How do I do that? What program do I use to make the partitions, and how do I
get RHL to install onto the already created partitions?
While we're on the subject of partitions, is there anyplace you can point me to
that gives a good discussion on reasonable ways to partition a large HD with
Linux?
IOW, I'm a programmer. I want to download and play with the linux kernal. I
want to download, and fix some "bugs" (they piss me off) in Mozilla. I want to
download JBuilder and MySQL and do programming with both (including downloading,
installing, and playing with the biojava.org code tree). After reading the
first chapters of the RedHat Linux 9 Bible, I was thinking about creating the
following partitions and mount points:
2 GB /tmp
2 GB /var
8 GB /usr
5 GB /home
`8 GB / (i.e. it get's what's left over)
Is this reasonable for what I want to do? Is this overly complicated, and I
should just make one large partition? TIA, anyone.

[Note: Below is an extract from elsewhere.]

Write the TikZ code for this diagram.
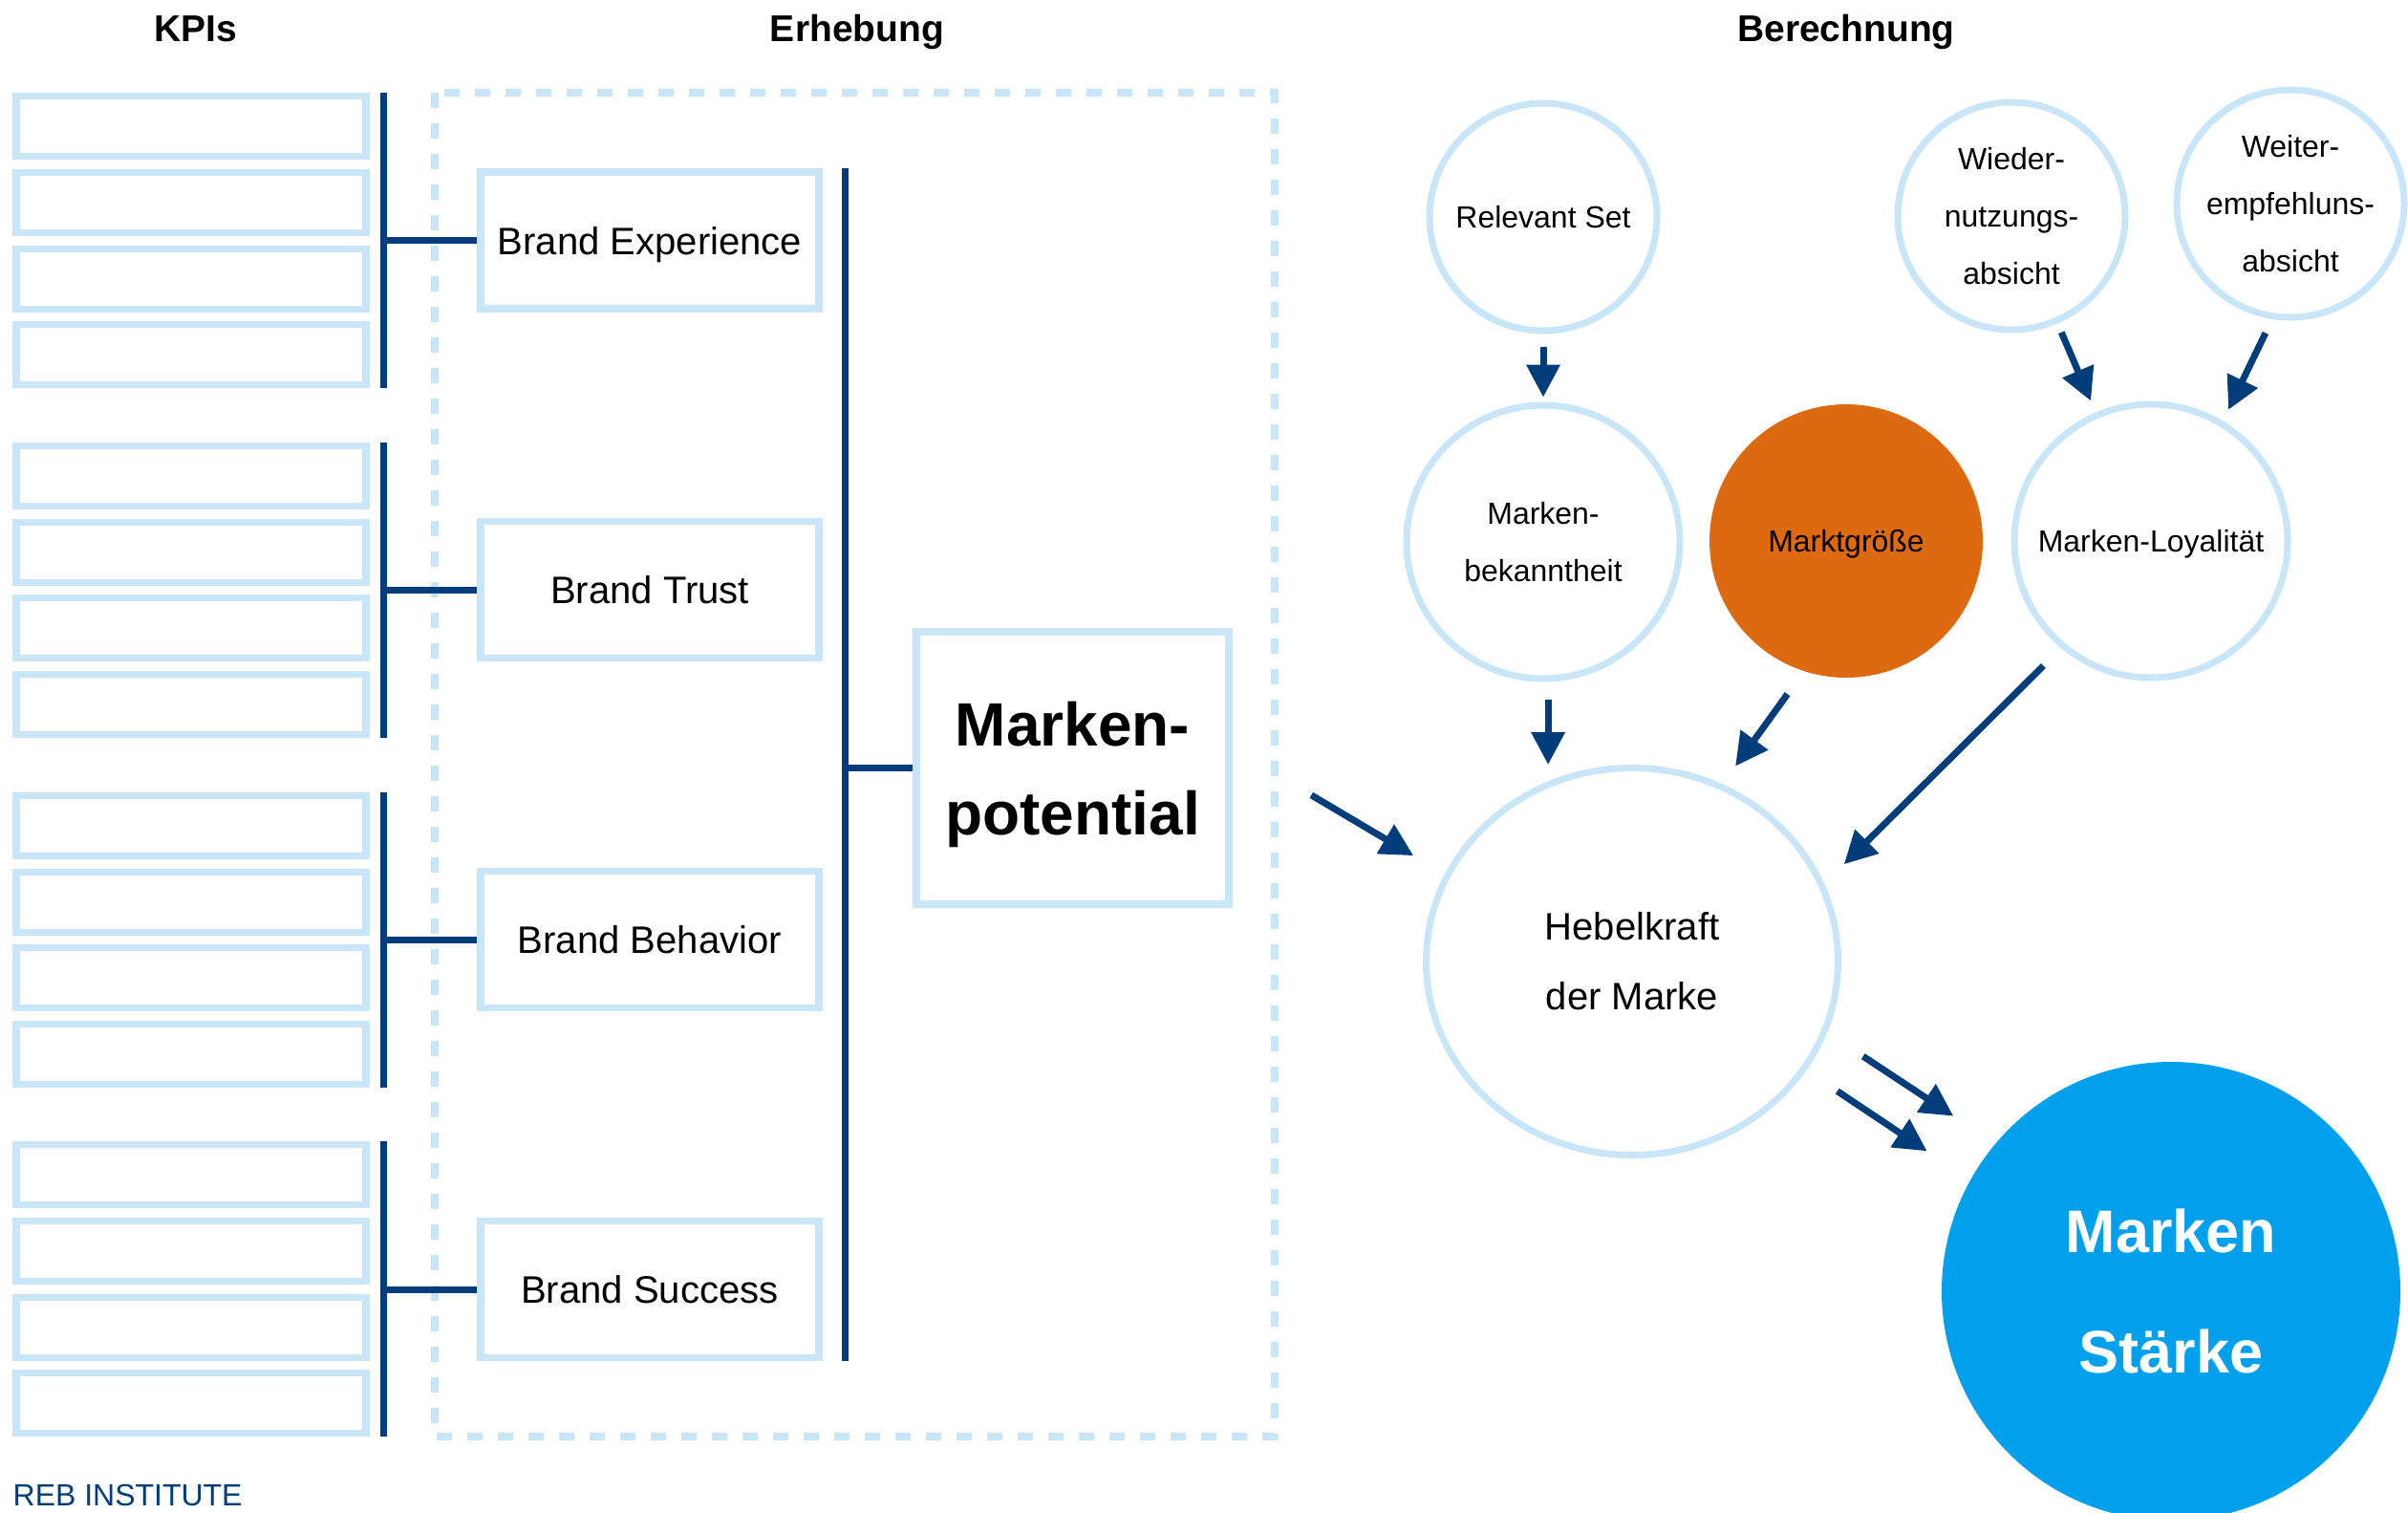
\documentclass[tikz,border=0pt]{standalone}
\usepackage{fontspec}
\setmainfont{Liberation Sans}
\usepackage{xcolor}
\definecolor{darkblue}{RGB}{0,61,122}
\definecolor{lightblue}{RGB}{200,230,248}
\definecolor{sizeorange}{RGB}{221,106,17}
\definecolor{strengthblue}{RGB}{0,160,236}
\usetikzlibrary{arrows.meta}
\usetikzlibrary{shapes.geometric}

\begin{document}
\begin{tikzpicture}[x=0.1mm, y=-0.1mm,
  paths/.style={->, line width=0.7mm, draw=darkblue, >={Triangle[length=3.4mm, width=3.4mm]}},
  bar/.style={line width=0.7mm, draw=darkblue},
  kpi/.style={draw=lightblue, line width=0.75mm, minimum width=36.6mm, minimum height=6.3mm, inner sep=0},
  brand/.style={draw=lightblue, line width=0.75mm, minimum width=35.4mm, minimum height=14.3mm, inner sep=0, text depth=0pt, font=\fontsize{11.4}{13.7}\selectfont},
  factor/.style={circle, draw=lightblue, line width=0.7mm, minimum size=23.8mm, inner sep=0, align=center, text depth=0pt, font=\fontsize{9.1}{17.1}\selectfont},
  bigfactor/.style={factor, minimum size=28.6mm},
  title/.style={anchor=base, inner sep=0, font=\fontsize{11.1}{13.3}\selectfont\bfseries},
  frame/.style={draw=lightblue, line width=0.8mm, dash pattern=on 1.6mm off 1.6mm}]

 \useasboundingbox (0,0) rectangle (2520,1582);

 \node [title] (kpis) at (205,43)
     {KPIs};

 \node [title] (erhebung) at (897,43)
     {Erhebung};

 \node [title] (berechnung) at (1932,43)
     {Berechnung};

 \draw [frame] (455,97) rectangle (1334,1503);


 \node [kpi] (kpi_1_1) at (200,132) {};
 \node [kpi] (kpi_1_2) at (200,212) {};
 \node [kpi] (kpi_1_3) at (200,292) {};
 \node [kpi] (kpi_1_4) at (200,371) {};

 \node [kpi] (kpi_2_1) at (200,498) {};
 \node [kpi] (kpi_2_2) at (200,578) {};
 \node [kpi] (kpi_2_3) at (200,657) {};
 \node [kpi] (kpi_2_4) at (200,737) {};

 \node [kpi] (kpi_3_1) at (200,864) {};
 \node [kpi] (kpi_3_2) at (200,944) {};
 \node [kpi] (kpi_3_3) at (200,1023) {};
 \node [kpi] (kpi_3_4) at (200,1103) {};

 \node [kpi] (kpi_4_1) at (200,1229) {};
 \node [kpi] (kpi_4_2) at (200,1309) {};
 \node [kpi] (kpi_4_3) at (200,1389) {};
 \node [kpi] (kpi_4_4) at (200,1468) {};


 \node [brand] (brand_exp) at (680,251.5)
     {Brand Experience};

 \node [brand] (brand_trust) at (680,617)
     {Brand Trust};

 \node [brand] (brand_behav) at (680,983)
     {Brand Behavior};

 \node [brand] (brand_succ) at (680,1349)
     {Brand Success};

 \node [draw=lightblue, line width=0.75mm, minimum width=32.7mm, minimum height=28.5mm, inner sep=0, align=center, text depth=0pt,
        font=\fontsize{18.2}{26.5}\selectfont\bfseries] (potential) at (1122.5,803.5)
     {Marken-\\potential};


 \draw [bar] ([xshift=1.5mm]kpi_1_1.north east) to ([xshift=1.5mm]kpi_1_4.south east);
 \draw [bar] ([xshift=1.5mm]kpi_2_1.north east) to ([xshift=1.5mm]kpi_2_4.south east);
 \draw [bar] ([xshift=1.5mm]kpi_3_1.north east) to ([xshift=1.5mm]kpi_3_4.south east);
 \draw [bar] ([xshift=1.5mm]kpi_4_1.north east) to ([xshift=1.5mm]kpi_4_4.south east);

 \draw [bar, shorten >=1.5mm] (brand_exp.west) to (brand_exp.west -| kpi_1_1.east);
 \draw [bar, shorten >=1.5mm] (brand_trust.west) to (brand_trust.west -| kpi_2_1.east);
 \draw [bar, shorten >=1.5mm] (brand_behav.west) to (brand_behav.west -| kpi_3_1.east);
 \draw [bar, shorten >=1.5mm] (brand_succ.west) to (brand_succ.west -| kpi_4_1.east);

 \draw [bar] ([xshift=2.4mm]brand_exp.north east) to ([xshift=2.4mm]brand_succ.south east);
 \draw [bar, shorten >=2.4mm] (potential.west) to (potential.west -| brand_exp.east);


 \node [factor] (relset) at (1615,227)
     {Relevant Set};

 \node [factor] (wieder) at (2105,226)
     {Wieder-\\nutzungs-\\absicht};

 \node [factor] (weiter) at (2397,213)
     {Weiter-\\empfehluns-\\absicht};

 \node [bigfactor] (bekannt) at (1615,567)
     {Marken-\\bekanntheit};

 \node [circle, fill=sizeorange, minimum size=28.6mm, inner sep=0, text depth=0pt,
        font=\fontsize{9.1}{17.1}\selectfont] (markt) at (1932,566)
     {Marktgröße};

 \node [bigfactor] (loyal) at (2251,566)
     {Marken-Loyalität};

 \node [ellipse, draw=lightblue, line width=0.7mm, minimum width=43.1mm, minimum height=40.5mm, inner sep=0, align=center,
        font=\fontsize{11.4}{20.8}\selectfont] (hebel) at (1708,1006)
     {Hebelkraft\\der Marke};

 \node [circle, fill=strengthblue, minimum size=48mm, inner sep=0, align=center, text=white,
        font=\fontsize{17.9}{35.6}\selectfont\bfseries] (staerke) at (2272,1351)
     {Marken\\Stärke};


 \draw [paths, shorten <=1.3mm, shorten >=0.5mm] (relset) to (bekannt);
 \draw [paths, shorten <=1mm, shorten >=1.3mm] (wieder) to (loyal);
 \draw [paths, shorten <=1.6mm, shorten >=1.3mm] (weiter.261) to (loyal.59);
 \draw [paths, shorten <=1.9mm] (bekannt.272) to (bekannt.272 |- hebel.north);
 \draw [paths, shorten <=2.9mm, shorten >=2.3mm] (markt.252) to (hebel.63);
 \draw [paths, shorten <=2.6mm, shorten >=2.9mm] (loyal.230) to (hebel.22);
 \draw [paths, shorten <=9.6mm, shorten >=3.8mm] (potential.7) to (hebel.155);
 \draw [paths, shorten <=4.5mm, shorten >=5.2mm] (hebel.340) to (staerke.140);
 \draw [paths, shorten <=3.9mm, shorten >=5.4mm] (hebel.328) to (staerke.151);


 \node [anchor=base west, inner sep=0, text=darkblue, font=\fontsize{9.1}{11}\selectfont] (reb) at (13,1575)
     {REB INSTITUTE};

 \end{tikzpicture}
\end{document}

> In the latter case, I'd try the drive utilities you downloaded. If that
> doesn't make the problem go away, then RMA (return) the drive to the
> manufacturer under warranty, and get a replacement.
>
> (If anyone else on the mailing list thinks I'm talking through my hat,
> or has other ideas, please do speak up. Thanks.)
>
> [1] In your shoes, I'd try it without badblocks checking, I guess: 20
> hours _is_ a heck of a long time.
I'm not doing anything else with the computer, and I'm happy to leave it running
all night long, if it will do me any good.